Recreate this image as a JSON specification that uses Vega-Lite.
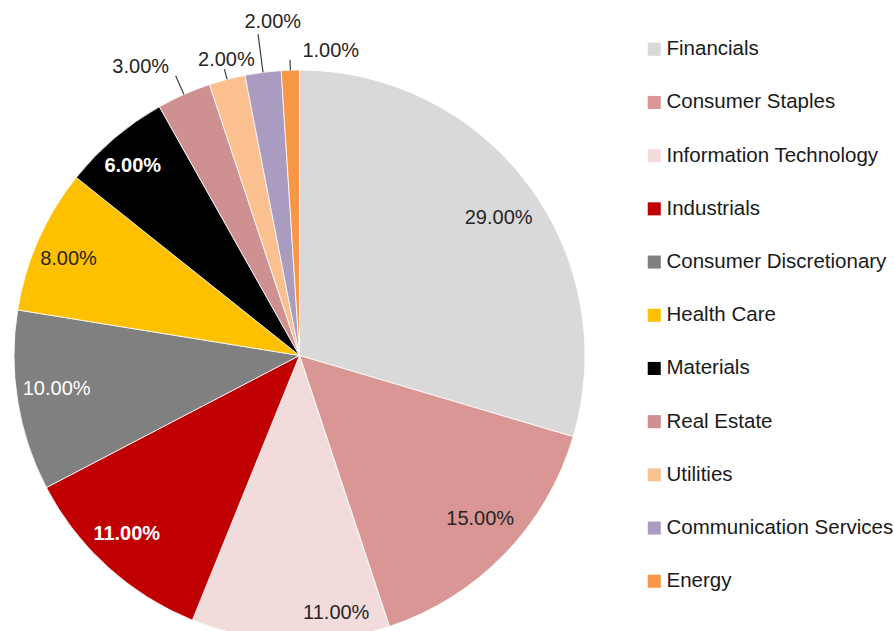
{
  "$schema": "https://vega.github.io/schema/vega-lite/v6.json",
  "width": 894,
  "height": 631,
  "autosize": "none",
  "padding": 0,
  "background": "white",
  "config": {"view": {"stroke": null}, "font": "Liberation Sans"},
  "data": {
    "values": [
      {"sector": "Financials", "share": 0.29, "order": 1},
      {"sector": "Consumer Staples", "share": 0.15, "order": 2},
      {"sector": "Information Technology", "share": 0.11, "order": 3},
      {"sector": "Industrials", "share": 0.11, "order": 4},
      {"sector": "Consumer Discretionary", "share": 0.10, "order": 5},
      {"sector": "Health Care", "share": 0.08, "order": 6},
      {"sector": "Materials", "share": 0.06, "order": 7},
      {"sector": "Real Estate", "share": 0.03, "order": 8},
      {"sector": "Utilities", "share": 0.02, "order": 9},
      {"sector": "Communication Services", "share": 0.02, "order": 10},
      {"sector": "Energy", "share": 0.01, "order": 11}
    ]
  },
  "encoding": {
    "theta": {"field": "share", "type": "quantitative", "stack": true},
    "order": {"field": "order", "type": "quantitative"}
  },
  "layer": [
    {
      "mark": {"type": "arc", "x": 299.5, "y": 355.5, "radius": 285.5, "stroke": "white", "strokeWidth": 0.8},
      "encoding": {
        "color": {
          "field": "sector",
          "type": "nominal",
          "scale": {
            "domain": ["Financials", "Consumer Staples", "Information Technology", "Industrials", "Consumer Discretionary", "Health Care", "Materials", "Real Estate", "Utilities", "Communication Services", "Energy"],
            "range": ["#D9D9D9", "#D99694", "#F2DCDB", "#C00000", "#808080", "#FFC000", "#000000", "#CE9090", "#FAC090", "#AA9CC0", "#F79646"]
          },
          "legend": {
            "title": null,
            "orient": "none",
            "legendX": 644,
            "legendY": 39,
            "symbolType": "square",
            "symbolSize": 170,
            "symbolStrokeWidth": 0,
            "labelFontSize": 20.5,
            "labelFont": "Liberation Sans",
            "labelColor": "#1a1a1a",
            "labelLimit": 300,
            "labelOffset": 2,
            "rowPadding": 32.2,
            "padding": 0
          }
        }
      }
    },
    {
      "mark": {"type": "arc", "x": 299.5, "y": 355.5, "radius": 306, "radius2": 285.5, "padAngle": 1, "fillOpacity": 0, "stroke": "#404040", "strokeWidth": 1.2},
      "encoding": {
        "detail": {"field": "sector"},
        "strokeOpacity": {"condition": {"test": "datum.sector === 'Real Estate'", "value": 1}, "value": 0}
      }
    },
    {
      "mark": {"type": "arc", "x": 299.5, "y": 355.5, "radius": 296, "radius2": 285.5, "padAngle": 1, "fillOpacity": 0, "stroke": "#404040", "strokeWidth": 1.2},
      "encoding": {
        "detail": {"field": "sector"},
        "strokeOpacity": {"condition": {"test": "datum.sector === 'Utilities' || datum.sector === 'Energy'", "value": 1}, "value": 0}
      }
    },
    {
      "mark": {"type": "arc", "x": 299.5, "y": 355.5, "radius": 324, "radius2": 285.5, "padAngle": 1, "fillOpacity": 0, "stroke": "#404040", "strokeWidth": 1.2},
      "encoding": {
        "detail": {"field": "sector"},
        "strokeOpacity": {"condition": {"test": "datum.sector === 'Communication Services'", "value": 1}, "value": 0}
      }
    },
    {
      "mark": {"type": "text", "x": 299.5, "y": 355.5, "radius": 246, "dx": 2, "dy": 10, "fontSize": 20, "fill": "#262626"},
      "encoding": {
        "detail": {"field": "sector"},
        "text": {"condition": {"test": "datum.sector === 'Financials'", "field": "share", "type": "quantitative", "format": ".2%"}, "value": ""}
      }
    },
    {
      "mark": {"type": "text", "x": 299.5, "y": 355.5, "radius": 246, "dx": 4, "dy": -8, "fontSize": 20, "fill": "#262626"},
      "encoding": {
        "detail": {"field": "sector"},
        "text": {"condition": {"test": "datum.sector === 'Consumer Staples'", "field": "share", "type": "quantitative", "format": ".2%"}, "value": ""}
      }
    },
    {
      "mark": {"type": "text", "x": 299.5, "y": 355.5, "radius": 246, "dx": -6, "dy": 3, "fontSize": 20, "fill": "#262626"},
      "encoding": {
        "detail": {"field": "sector"},
        "text": {"condition": {"test": "datum.sector === 'Health Care'", "field": "share", "type": "quantitative", "format": ".2%"}, "value": ""}
      }
    },
    {
      "mark": {"type": "text", "x": 299.5, "y": 355.5, "radius": 246, "dy": -6, "fontSize": 20, "fill": "white"},
      "encoding": {
        "detail": {"field": "sector"},
        "text": {"condition": {"test": "datum.sector === 'Consumer Discretionary'", "field": "share", "type": "quantitative", "format": ".2%"}, "value": ""}
      }
    },
    {
      "mark": {"type": "text", "x": 299.5, "y": 355.5, "radius": 248, "dx": -6, "dy": -5, "fontSize": 20, "fontWeight": "bold", "fill": "white"},
      "encoding": {
        "detail": {"field": "sector"},
        "text": {"condition": {"test": "datum.sector === 'Industrials'", "field": "share", "type": "quantitative", "format": ".2%"}, "value": ""}
      }
    },
    {
      "mark": {"type": "text", "x": 299.5, "y": 355.5, "radius": 248, "dx": -6, "dy": -1, "fontSize": 20, "fontWeight": "bold", "fill": "white"},
      "encoding": {
        "detail": {"field": "sector"},
        "text": {"condition": {"test": "datum.sector === 'Materials'", "field": "share", "type": "quantitative", "format": ".2%"}, "value": ""}
      }
    },
    {
      "mark": {"type": "text", "x": 299.5, "y": 355.5, "radius": 258, "dx": 45, "fontSize": 20, "fill": "#262626"},
      "encoding": {
        "detail": {"field": "sector"},
        "text": {"condition": {"test": "datum.sector === 'Information Technology'", "field": "share", "type": "quantitative", "format": ".2%"}, "value": ""}
      }
    },
    {
      "mark": {"type": "text", "x": 299.5, "y": 355.5, "radius": 328, "dx": -26, "dy": 11, "fontSize": 20, "fill": "#262626"},
      "encoding": {
        "detail": {"field": "sector"},
        "text": {"condition": {"test": "datum.sector === 'Real Estate'", "field": "share", "type": "quantitative", "format": ".2%"}, "value": ""}
      }
    },
    {
      "mark": {"type": "text", "x": 299.5, "y": 355.5, "radius": 304, "dx": 4, "dy": -1, "fontSize": 20, "fill": "#262626"},
      "encoding": {
        "detail": {"field": "sector"},
        "text": {"condition": {"test": "datum.sector === 'Utilities'", "field": "share", "type": "quantitative", "format": ".2%"}, "value": ""}
      }
    },
    {
      "mark": {"type": "text", "x": 299.5, "y": 355.5, "radius": 334, "dx": 16, "dy": -2, "fontSize": 20, "fill": "#262626"},
      "encoding": {
        "detail": {"field": "sector"},
        "text": {"condition": {"test": "datum.sector === 'Communication Services'", "field": "share", "type": "quantitative", "format": ".2%"}, "value": ""}
      }
    },
    {
      "mark": {"type": "text", "x": 299.5, "y": 355.5, "radius": 304, "dx": 41, "dy": -1, "fontSize": 20, "fill": "#262626"},
      "encoding": {
        "detail": {"field": "sector"},
        "text": {"condition": {"test": "datum.sector === 'Energy'", "field": "share", "type": "quantitative", "format": ".2%"}, "value": ""}
      }
    }
  ]
}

◇ ◇ ◇ ◇ ◇ ◇ ◇

• **Exercise**
What is needed is an exact reproduction of the data, pictures excluded.

• **Right answer**
Recreate this image as a JSON specification that uses Vega-Lite.
{
  "$schema": "https://vega.github.io/schema/vega-lite/v6.json",
  "width": 894,
  "height": 631,
  "autosize": "none",
  "padding": 0,
  "background": "white",
  "config": {"view": {"stroke": null}, "font": "Liberation Sans"},
  "data": {
    "values": [
      {"sector": "Financials", "share": 0.29, "order": 1},
      {"sector": "Consumer Staples", "share": 0.15, "order": 2},
      {"sector": "Information Technology", "share": 0.11, "order": 3},
      {"sector": "Industrials", "share": 0.11, "order": 4},
      {"sector": "Consumer Discretionary", "share": 0.10, "order": 5},
      {"sector": "Health Care", "share": 0.08, "order": 6},
      {"sector": "Materials", "share": 0.06, "order": 7},
      {"sector": "Real Estate", "share": 0.03, "order": 8},
      {"sector": "Utilities", "share": 0.02, "order": 9},
      {"sector": "Communication Services", "share": 0.02, "order": 10},
      {"sector": "Energy", "share": 0.01, "order": 11}
    ]
  },
  "encoding": {
    "theta": {"field": "share", "type": "quantitative", "stack": true},
    "order": {"field": "order", "type": "quantitative"}
  },
  "layer": [
    {
      "mark": {"type": "arc", "x": 299.5, "y": 355.5, "radius": 285.5, "stroke": "white", "strokeWidth": 0.8},
      "encoding": {
        "color": {
          "field": "sector",
          "type": "nominal",
          "scale": {
            "domain": ["Financials", "Consumer Staples", "Information Technology", "Industrials", "Consumer Discretionary", "Health Care", "Materials", "Real Estate", "Utilities", "Communication Services", "Energy"],
            "range": ["#D9D9D9", "#D99694", "#F2DCDB", "#C00000", "#808080", "#FFC000", "#000000", "#CE9090", "#FAC090", "#AA9CC0", "#F79646"]
          },
          "legend": {
            "title": null,
            "orient": "none",
            "legendX": 644,
            "legendY": 39,
            "symbolType": "square",
            "symbolSize": 170,
            "symbolStrokeWidth": 0,
            "labelFontSize": 20.5,
            "labelFont": "Liberation Sans",
            "labelColor": "#1a1a1a",
            "labelLimit": 300,
            "labelOffset": 2,
            "rowPadding": 32.2,
            "padding": 0
          }
        }
      }
    },
    {
      "mark": {"type": "arc", "x": 299.5, "y": 355.5, "radius": 306, "radius2": 285.5, "padAngle": 1, "fillOpacity": 0, "stroke": "#404040", "strokeWidth": 1.2},
      "encoding": {
        "detail": {"field": "sector"},
        "strokeOpacity": {"condition": {"test": "datum.sector === 'Real Estate'", "value": 1}, "value": 0}
      }
    },
    {
      "mark": {"type": "arc", "x": 299.5, "y": 355.5, "radius": 296, "radius2": 285.5, "padAngle": 1, "fillOpacity": 0, "stroke": "#404040", "strokeWidth": 1.2},
      "encoding": {
        "detail": {"field": "sector"},
        "strokeOpacity": {"condition": {"test": "datum.sector === 'Utilities' || datum.sector === 'Energy'", "value": 1}, "value": 0}
      }
    },
    {
      "mark": {"type": "arc", "x": 299.5, "y": 355.5, "radius": 324, "radius2": 285.5, "padAngle": 1, "fillOpacity": 0, "stroke": "#404040", "strokeWidth": 1.2},
      "encoding": {
        "detail": {"field": "sector"},
        "strokeOpacity": {"condition": {"test": "datum.sector === 'Communication Services'", "value": 1}, "value": 0}
      }
    },
    {
      "mark": {"type": "text", "x": 299.5, "y": 355.5, "radius": 246, "dx": 2, "dy": 10, "fontSize": 20, "fill": "#262626"},
      "encoding": {
        "detail": {"field": "sector"},
        "text": {"condition": {"test": "datum.sector === 'Financials'", "field": "share", "type": "quantitative", "format": ".2%"}, "value": ""}
      }
    },
    {
      "mark": {"type": "text", "x": 299.5, "y": 355.5, "radius": 246, "dx": 4, "dy": -8, "fontSize": 20, "fill": "#262626"},
      "encoding": {
        "detail": {"field": "sector"},
        "text": {"condition": {"test": "datum.sector === 'Consumer Staples'", "field": "share", "type": "quantitative", "format": ".2%"}, "value": ""}
      }
    },
    {
      "mark": {"type": "text", "x": 299.5, "y": 355.5, "radius": 246, "dx": -6, "dy": 3, "fontSize": 20, "fill": "#262626"},
      "encoding": {
        "detail": {"field": "sector"},
        "text": {"condition": {"test": "datum.sector === 'Health Care'", "field": "share", "type": "quantitative", "format": ".2%"}, "value": ""}
      }
    },
    {
      "mark": {"type": "text", "x": 299.5, "y": 355.5, "radius": 246, "dy": -6, "fontSize": 20, "fill": "white"},
      "encoding": {
        "detail": {"field": "sector"},
        "text": {"condition": {"test": "datum.sector === 'Consumer Discretionary'", "field": "share", "type": "quantitative", "format": ".2%"}, "value": ""}
      }
    },
    {
      "mark": {"type": "text", "x": 299.5, "y": 355.5, "radius": 248, "dx": -6, "dy": -5, "fontSize": 20, "fontWeight": "bold", "fill": "white"},
      "encoding": {
        "detail": {"field": "sector"},
        "text": {"condition": {"test": "datum.sector === 'Industrials'", "field": "share", "type": "quantitative", "format": ".2%"}, "value": ""}
      }
    },
    {
      "mark": {"type": "text", "x": 299.5, "y": 355.5, "radius": 248, "dx": -6, "dy": -1, "fontSize": 20, "fontWeight": "bold", "fill": "white"},
      "encoding": {
        "detail": {"field": "sector"},
        "text": {"condition": {"test": "datum.sector === 'Materials'", "field": "share", "type": "quantitative", "format": ".2%"}, "value": ""}
      }
    },
    {
      "mark": {"type": "text", "x": 299.5, "y": 355.5, "radius": 258, "dx": 45, "fontSize": 20, "fill": "#262626"},
      "encoding": {
        "detail": {"field": "sector"},
        "text": {"condition": {"test": "datum.sector === 'Information Technology'", "field": "share", "type": "quantitative", "format": ".2%"}, "value": ""}
      }
    },
    {
      "mark": {"type": "text", "x": 299.5, "y": 355.5, "radius": 328, "dx": -26, "dy": 11, "fontSize": 20, "fill": "#262626"},
      "encoding": {
        "detail": {"field": "sector"},
        "text": {"condition": {"test": "datum.sector === 'Real Estate'", "field": "share", "type": "quantitative", "format": ".2%"}, "value": ""}
      }
    },
    {
      "mark": {"type": "text", "x": 299.5, "y": 355.5, "radius": 304, "dx": 4, "dy": -1, "fontSize": 20, "fill": "#262626"},
      "encoding": {
        "detail": {"field": "sector"},
        "text": {"condition": {"test": "datum.sector === 'Utilities'", "field": "share", "type": "quantitative", "format": ".2%"}, "value": ""}
      }
    },
    {
      "mark": {"type": "text", "x": 299.5, "y": 355.5, "radius": 334, "dx": 16, "dy": -2, "fontSize": 20, "fill": "#262626"},
      "encoding": {
        "detail": {"field": "sector"},
        "text": {"condition": {"test": "datum.sector === 'Communication Services'", "field": "share", "type": "quantitative", "format": ".2%"}, "value": ""}
      }
    },
    {
      "mark": {"type": "text", "x": 299.5, "y": 355.5, "radius": 304, "dx": 41, "dy": -1, "fontSize": 20, "fill": "#262626"},
      "encoding": {
        "detail": {"field": "sector"},
        "text": {"condition": {"test": "datum.sector === 'Energy'", "field": "share", "type": "quantitative", "format": ".2%"}, "value": ""}
      }
    }
  ]
}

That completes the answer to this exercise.